Her parents married while still in college. Right out of college, her father got a dream job. Then a workmate found out about his marriage. Eventually he was fired for a minor mistake because the boss was just looking for a way to fire him without exposing the company to anything sordid such as having to pay him unemployment. She was the only person of mixed race in our community, or anywhere nearby. Things were so hard for her as a small child her family decided not to subject any further children to those difficulties and thus she was and is an only child. As a family, she and her parents had to deal with so much that was unfair.
I'm just saying perhaps these people were honestly thinking of the children and not the adults in this situation. I believe things are better now, because so many more people are like you, or at least I like to think so. I still am not certain I'd want to have children were I a young person now in such a relationship because I remember all the times I held my friend while she sobbed out her hurt and frustration. Unfortunately, there were as many from either race who hurt her. That's how I learned you don't have to be white to be racist. I would never want to put a child through that.

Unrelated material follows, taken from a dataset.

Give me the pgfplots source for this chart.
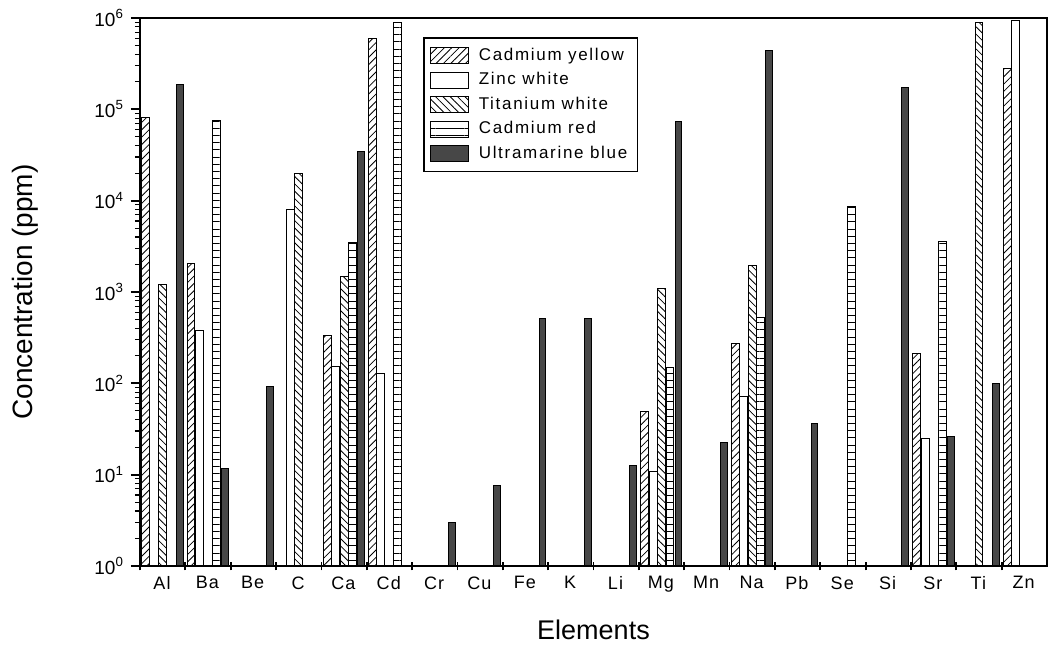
\documentclass[border=0pt]{standalone}
\usepackage{fontspec}
\setmainfont{Liberation Sans}
\usepackage{pgfplots}
\pgfplotsset{compat=1.18}
\usetikzlibrary{patterns.meta}

\begin{document}
\begin{tikzpicture}
\begin{axis}[
  name=ax,
  scale only axis, width=453.5pt, height=274pt,
  ymode=log, ymin=1, ymax=1e6,
  xmin=-0.5, xmax=19.5,
  ybar, bar width=0.175,
  clip=false,
  axis line style={line width=1pt},
  xtick pos=bottom, ytick pos=left,
  xtick={-0.5,0.5,...,18.5},
  xticklabels={Al,Ba,Be,C,Ca,Cd,Cr,Cu,Fe,K,Li,Mg,Mn,Na,Pb,Se,Si,Sr,Ti,Zn},
  xticklabel style={xshift=11.0pt, yshift=0.5pt, font=\fontsize{9}{10}\selectfont\addfontfeature{LetterSpace=6}},
  ytick={1,10,100,1000,10000,100000,1000000},
  yticklabels={10\textsuperscript{0},10\textsuperscript{1},10\textsuperscript{2},10\textsuperscript{3},10\textsuperscript{4},10\textsuperscript{5},10\textsuperscript{6}},
  minor ytick={2,3,4,5,6,7,8,9,20,30,40,50,60,70,80,90,200,300,400,500,600,700,800,900,2000,3000,4000,5000,6000,7000,8000,9000,20000,30000,40000,50000,60000,70000,80000,90000,200000,300000,400000,500000,600000,700000,800000,900000},
  yticklabel style={font=\fontsize{9.5}{10}\selectfont},
  ytick align=outside, xtick align=center,
  major tick length=4.5pt, minor tick length=2.5pt,
  tick style={black, line width=0.9pt},
  minor tick style={line width=0.6pt},
  ylabel={Concentration (ppm)},
  ylabel style={at={([xshift=-57.5pt]axis description cs:0,0.5)}, anchor=center, font=\fontsize{14}{16}\selectfont},
  xlabel={Elements},
  xlabel style={at={([yshift=-32pt]axis description cs:0.5,0)}, anchor=center, font=\fontsize{13.5}{15}\selectfont},
  legend style={at={(0.312,0.965)}, anchor=north west, draw=black, line width=0.8pt, fill=white,
    font=\fontsize{8.5}{9}\selectfont\addfontfeature{LetterSpace=10}, row sep=0.6pt, inner xsep=3pt, inner ysep=3pt, cells={anchor=west}},
  legend image code/.code={\draw[#1, line width=0.5pt] (4pt,-4pt) rectangle (23pt,4pt); \path (26pt,0pt);},
]
% Cadmium yellow
\addplot[draw=black, line width=0.5pt, pattern={Lines[angle=45,distance=2.6pt,line width=0.4pt]}, bar shift=-0.3748]
  coordinates {(0,82000) (1,2050) (4,330) (5,590000) (11,49) (13,274) (17,210) (19,280000)};
\addlegendentry{Cadmium yellow}
% Zinc white
\addplot[draw=black, line width=0.5pt, fill=white, bar shift=-0.1874]
  coordinates {(1,380) (3,8100) (4,152) (5,129) (11,10.7) (13,71) (17,25) (19,950000)};
\addlegendentry{Zinc white}
% Titanium white
\addplot[draw=black, line width=0.5pt, pattern={Lines[angle=-45,distance=2.6pt,line width=0.4pt]}, bar shift=0]
  coordinates {(0,1200) (3,19600) (4,1480) (11,1100) (13,1960) (18,890000)};
\addlegendentry{Titanium white}
% Cadmium red
\addplot[draw=black, line width=0.5pt, pattern={Lines[angle=0,distance=3.6pt,line width=0.4pt]}, bar shift=0.1874]
  coordinates {(1,75000) (4,3500) (5,890000) (11,148) (13,520) (15,8600) (17,3600)};
\addlegendentry{Cadmium red}
% Ultramarine blue
\addplot[draw=black, line width=0.5pt, fill=black!72, bar width=0.15, bar shift=0.3748]
  coordinates {(0,187000) (1,11.7) (2,93) (4,34500) (6,3.0) (7,7.7) (8,518) (9,518) (10,12.5) (11,74000) (12,22.7) (13,440000) (14,36) (16,175000) (17,26) (18,100)};
\addlegendentry{Ultramarine blue}
\end{axis}
\path (ax.south west) ++(-70pt,-39.5pt) rectangle ([xshift=0.5pt,yshift=9pt]ax.north east);
\end{tikzpicture}
\end{document}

I also don't think this is the same thing as your child. I'm not sure how to express it well, so please try to understand what I mean. She will always have her own genetic heritage, and having been adopted by you won't change that. She won't suddenly become of two races because you adopted her. She will have her own issues to deal with and not the same issues as my friend. I pray strength of character and of will for you as a family to deal with that set of problems.